A Masterpiece Returns: Traveling Monet
By Emily Gold Boutilier
![View of "Morning on the Seine, Giverny" in gallery at the Mead.](/system/files/media/Amh-16612-sp15_x665.jpg)
An exhibition reunited Morning on the Seine, Giverny with other paintings from the same series.
[Art] Amherst’s Monet is back at the Mead Art Museum after a yearlong getaway to Oklahoma and Texas.
Morning on the Seine, Giverny was part of the exhibition Monet and the Seine: Impressions of a River at the Philbrook Museum of Art in Tulsa and the Museum of Fine Arts Houston.
This exhibition focused on the painter’s Mornings on the Seine series, a group of 28 paintings exhibited together only once—by Monet himself in 1898. The Philbrook and MFA Houston brought together a selection of the 28 from around the world.
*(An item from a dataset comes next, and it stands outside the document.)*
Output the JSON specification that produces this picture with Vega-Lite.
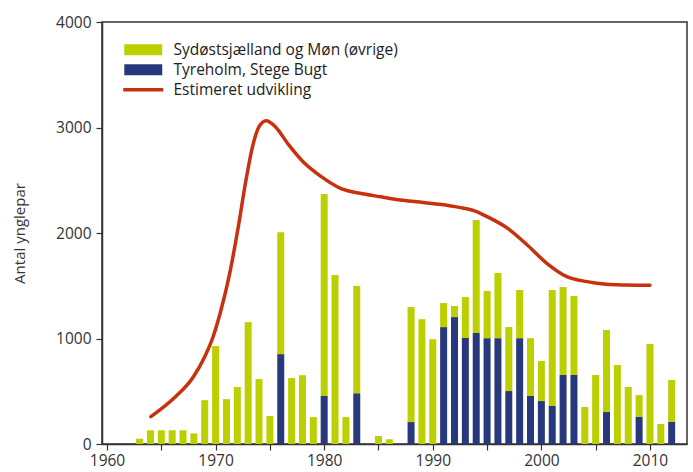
{
  "$schema": "https://vega.github.io/schema/vega-lite/v6.json",
  "width": 585,
  "height": 422,
  "autosize": {"type": "none"},
  "padding": {"left": 102, "top": 22, "right": 6, "bottom": 28},
  "background": "white",
  "config": {
    "font": "Open Sans",
    "view": {"stroke": "#333333", "strokeWidth": 1.5},
    "axis": {"labelFont": "Open Sans", "titleFont": "Open Sans", "labelColor": "#333333", "titleColor": "#333333", "domainColor": "#333333", "tickColor": "#333333", "domainWidth": 1.5, "tickWidth": 1.2, "tickSize": 6, "grid": false, "labelFontSize": 15, "titleFontSize": 15, "titleFontWeight": "normal"}
  },
  "datasets": {
    "bars": [
      {"year": 1963, "series": "Sydøstsjælland og Møn (øvrige)", "value": 50},
      {"year": 1964, "series": "Sydøstsjælland og Møn (øvrige)", "value": 130},
      {"year": 1965, "series": "Sydøstsjælland og Møn (øvrige)", "value": 130},
      {"year": 1966, "series": "Sydøstsjælland og Møn (øvrige)", "value": 130},
      {"year": 1967, "series": "Sydøstsjælland og Møn (øvrige)", "value": 130},
      {"year": 1968, "series": "Sydøstsjælland og Møn (øvrige)", "value": 100},
      {"year": 1969, "series": "Sydøstsjælland og Møn (øvrige)", "value": 415},
      {"year": 1970, "series": "Sydøstsjælland og Møn (øvrige)", "value": 928},
      {"year": 1971, "series": "Sydøstsjælland og Møn (øvrige)", "value": 425},
      {"year": 1972, "series": "Sydøstsjælland og Møn (øvrige)", "value": 540},
      {"year": 1973, "series": "Sydøstsjælland og Møn (øvrige)", "value": 1155},
      {"year": 1974, "series": "Sydøstsjælland og Møn (øvrige)", "value": 615},
      {"year": 1975, "series": "Sydøstsjælland og Møn (øvrige)", "value": 265},
      {"year": 1976, "series": "Tyreholm, Stege Bugt", "value": 852},
      {"year": 1976, "series": "Sydøstsjælland og Møn (øvrige)", "value": 1155},
      {"year": 1977, "series": "Sydøstsjælland og Møn (øvrige)", "value": 625},
      {"year": 1978, "series": "Sydøstsjælland og Møn (øvrige)", "value": 652},
      {"year": 1979, "series": "Sydøstsjælland og Møn (øvrige)", "value": 255},
      {"year": 1980, "series": "Tyreholm, Stege Bugt", "value": 455},
      {"year": 1980, "series": "Sydøstsjælland og Møn (øvrige)", "value": 1915},
      {"year": 1981, "series": "Sydøstsjælland og Møn (øvrige)", "value": 1602},
      {"year": 1982, "series": "Sydøstsjælland og Møn (øvrige)", "value": 255},
      {"year": 1983, "series": "Tyreholm, Stege Bugt", "value": 482},
      {"year": 1983, "series": "Sydøstsjælland og Møn (øvrige)", "value": 1016},
      {"year": 1985, "series": "Sydøstsjælland og Møn (øvrige)", "value": 75},
      {"year": 1986, "series": "Sydøstsjælland og Møn (øvrige)", "value": 45},
      {"year": 1988, "series": "Tyreholm, Stege Bugt", "value": 208},
      {"year": 1988, "series": "Sydøstsjælland og Møn (øvrige)", "value": 1090},
      {"year": 1989, "series": "Sydøstsjælland og Møn (øvrige)", "value": 1183},
      {"year": 1990, "series": "Sydøstsjælland og Møn (øvrige)", "value": 993},
      {"year": 1991, "series": "Tyreholm, Stege Bugt", "value": 1108},
      {"year": 1991, "series": "Sydøstsjælland og Møn (øvrige)", "value": 228},
      {"year": 1992, "series": "Tyreholm, Stege Bugt", "value": 1203},
      {"year": 1992, "series": "Sydøstsjælland og Møn (øvrige)", "value": 105},
      {"year": 1993, "series": "Tyreholm, Stege Bugt", "value": 1005},
      {"year": 1993, "series": "Sydøstsjælland og Møn (øvrige)", "value": 388},
      {"year": 1994, "series": "Tyreholm, Stege Bugt", "value": 1052},
      {"year": 1994, "series": "Sydøstsjælland og Møn (øvrige)", "value": 1071},
      {"year": 1995, "series": "Tyreholm, Stege Bugt", "value": 1003},
      {"year": 1995, "series": "Sydøstsjælland og Møn (øvrige)", "value": 447},
      {"year": 1996, "series": "Tyreholm, Stege Bugt", "value": 1003},
      {"year": 1996, "series": "Sydøstsjælland og Møn (øvrige)", "value": 618},
      {"year": 1997, "series": "Tyreholm, Stege Bugt", "value": 502},
      {"year": 1997, "series": "Sydøstsjælland og Møn (øvrige)", "value": 607},
      {"year": 1998, "series": "Tyreholm, Stege Bugt", "value": 1003},
      {"year": 1998, "series": "Sydøstsjælland og Møn (øvrige)", "value": 457},
      {"year": 1999, "series": "Tyreholm, Stege Bugt", "value": 455},
      {"year": 1999, "series": "Sydøstsjælland og Møn (øvrige)", "value": 548},
      {"year": 2000, "series": "Tyreholm, Stege Bugt", "value": 407},
      {"year": 2000, "series": "Sydøstsjælland og Møn (øvrige)", "value": 380},
      {"year": 2001, "series": "Tyreholm, Stege Bugt", "value": 360},
      {"year": 2001, "series": "Sydøstsjælland og Møn (øvrige)", "value": 1100},
      {"year": 2002, "series": "Tyreholm, Stege Bugt", "value": 654},
      {"year": 2002, "series": "Sydøstsjælland og Møn (øvrige)", "value": 834},
      {"year": 2003, "series": "Tyreholm, Stege Bugt", "value": 654},
      {"year": 2003, "series": "Sydøstsjælland og Møn (øvrige)", "value": 749},
      {"year": 2004, "series": "Sydøstsjælland og Møn (øvrige)", "value": 351},
      {"year": 2005, "series": "Sydøstsjælland og Møn (øvrige)", "value": 654},
      {"year": 2006, "series": "Tyreholm, Stege Bugt", "value": 303},
      {"year": 2006, "series": "Sydøstsjælland og Møn (øvrige)", "value": 777},
      {"year": 2007, "series": "Sydøstsjælland og Møn (øvrige)", "value": 749},
      {"year": 2008, "series": "Sydøstsjælland og Møn (øvrige)", "value": 540},
      {"year": 2009, "series": "Tyreholm, Stege Bugt", "value": 256},
      {"year": 2009, "series": "Sydøstsjælland og Møn (øvrige)", "value": 208},
      {"year": 2010, "series": "Sydøstsjælland og Møn (øvrige)", "value": 948},
      {"year": 2011, "series": "Sydøstsjælland og Møn (øvrige)", "value": 190},
      {"year": 2012, "series": "Tyreholm, Stege Bugt", "value": 209},
      {"year": 2012, "series": "Sydøstsjælland og Møn (øvrige)", "value": 398}
    ],
    "trend": [
      {"year": 1964.04, "series": "Estimeret udvikling", "value": 259},
      {"year": 1966.15, "series": "Estimeret udvikling", "value": 433},
      {"year": 1967.96, "series": "Estimeret udvikling", "value": 638},
      {"year": 1969.0, "series": "Estimeret udvikling", "value": 828},
      {"year": 1969.77, "series": "Estimeret udvikling", "value": 1017},
      {"year": 1970.5, "series": "Estimeret udvikling", "value": 1270},
      {"year": 1971.3, "series": "Estimeret udvikling", "value": 1618},
      {"year": 1972.04, "series": "Estimeret udvikling", "value": 2028},
      {"year": 1972.8, "series": "Estimeret udvikling", "value": 2502},
      {"year": 1973.4, "series": "Estimeret udvikling", "value": 2818},
      {"year": 1974.0, "series": "Estimeret udvikling", "value": 3008},
      {"year": 1974.66, "series": "Estimeret udvikling", "value": 3065},
      {"year": 1975.5, "series": "Estimeret udvikling", "value": 3008},
      {"year": 1976.7, "series": "Estimeret udvikling", "value": 2840},
      {"year": 1978.2, "series": "Estimeret udvikling", "value": 2660},
      {"year": 1979.73, "series": "Estimeret udvikling", "value": 2534},
      {"year": 1981.5, "series": "Estimeret udvikling", "value": 2423},
      {"year": 1983.3, "series": "Estimeret udvikling", "value": 2376},
      {"year": 1985.2, "series": "Estimeret udvikling", "value": 2344},
      {"year": 1987.0, "series": "Estimeret udvikling", "value": 2313},
      {"year": 1988.8, "series": "Estimeret udvikling", "value": 2294},
      {"year": 1990.6, "series": "Estimeret udvikling", "value": 2272},
      {"year": 1992.4, "series": "Estimeret udvikling", "value": 2243},
      {"year": 1993.9, "series": "Estimeret udvikling", "value": 2208},
      {"year": 1995.1, "series": "Estimeret udvikling", "value": 2150},
      {"year": 1996.9, "series": "Estimeret udvikling", "value": 2044},
      {"year": 1998.7, "series": "Estimeret udvikling", "value": 1886},
      {"year": 2000.5, "series": "Estimeret udvikling", "value": 1713},
      {"year": 2002.35, "series": "Estimeret udvikling", "value": 1586},
      {"year": 2004.2, "series": "Estimeret udvikling", "value": 1539},
      {"year": 2006.0, "series": "Estimeret udvikling", "value": 1514},
      {"year": 2007.8, "series": "Estimeret udvikling", "value": 1507},
      {"year": 2010.0, "series": "Estimeret udvikling", "value": 1504}
    ]
  },
  "encoding": {
    "x": {
      "field": "year", "type": "quantitative",
      "scale": {"domain": [1960, 2012.95], "nice": false, "zero": false},
      "axis": {"title": null, "values": [1960, 1965, 1970, 1975, 1980, 1985, 1990, 1995, 2000, 2005, 2010], "format": "d", "labelExpr": "datum.value % 10 == 0 ? datum.label : ''", "labelPadding": 3, "labelFontSize": 15.5}
    },
    "y": {
      "field": "value", "type": "quantitative",
      "scale": {"domain": [0, 4000], "nice": false},
      "axis": {"title": "Antal ynglepar", "values": [0, 1000, 2000, 3000, 4000], "format": "d", "labelPadding": 5, "titlePadding": 28, "labelFontSize": 15.5}
    },
    "color": {
      "field": "series", "type": "nominal",
      "scale": {
        "domain": ["Sydøstsjælland og Møn (øvrige)", "Tyreholm, Stege Bugt", "Estimeret udvikling"],
        "range": ["#bccf00", "#28387c", "#c8310f"]
      },
      "legend": {
        "title": null,
        "orient": "none",
        "legendX": 33.5,
        "legendY": 20,
        "padding": 0,
        "labelFont": "Open Sans",
        "labelFontSize": 15.5,
        "labelColor": "#222222",
        "labelLimit": 0,
        "labelOffset": 22.5,
        "rowPadding": 3,
        "symbolSize": 121,
        "symbolStrokeWidth": 0,
        "symbolOpacity": 1,
        "encode": {
          "symbols": {
            "update": {
              "shape": {"signal": "datum.value === 'Estimeret udvikling' ? 'M-3.64,-0.32H3.64V0.32H-3.64Z' : 'M-3.45,-1H3.45V1H-3.45Z'"},
              "fill": {"scale": "color", "field": "value"},
              "stroke": {"value": "transparent"},
              "opacity": {"value": 1}
            }
          }
        }
      }
    }
  },
  "layer": [
    {
      "data": {"name": "bars"},
      "mark": {"type": "bar", "size": 7},
      "encoding": {
        "order": {"field": "series", "sort": "descending"}
      }
    },
    {
      "data": {"name": "trend"},
      "mark": {"type": "line", "strokeWidth": 3.5, "interpolate": "monotone", "strokeCap": "round"},
      "encoding": {}
    }
  ]
}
Morning on the Seine, Giverny is in the Mead’s permanent collection, a 1966 bequest of Susan Dwight Bliss. Charles Morgan, the first Mead director, writes in his memoir of visiting Bliss at her house: She asked, “Would you like a Monet?” and showed him to an upstairs bedroom so drenched in sun that he could see little more of the painting than the frame. When the oil-on-canvas first arrived at the Mead, Morgan was staggered to have received such an important work of art—part of the series that immediately preceded and influenced the famous Water Lilies.
!["Morning on the Seine, Giverny"](/system/files/media/Amh-16613-sp15_x665.jpg)
The Mead’s Monet is well-traveled. Five years ago the museum’s then-director, Elizabeth Barker, escorted it to a show at the Museo Thyssen-Bornemisza in Madrid. From there it traveled to Paris for a Monet retrospective at the Musée d’Orsay.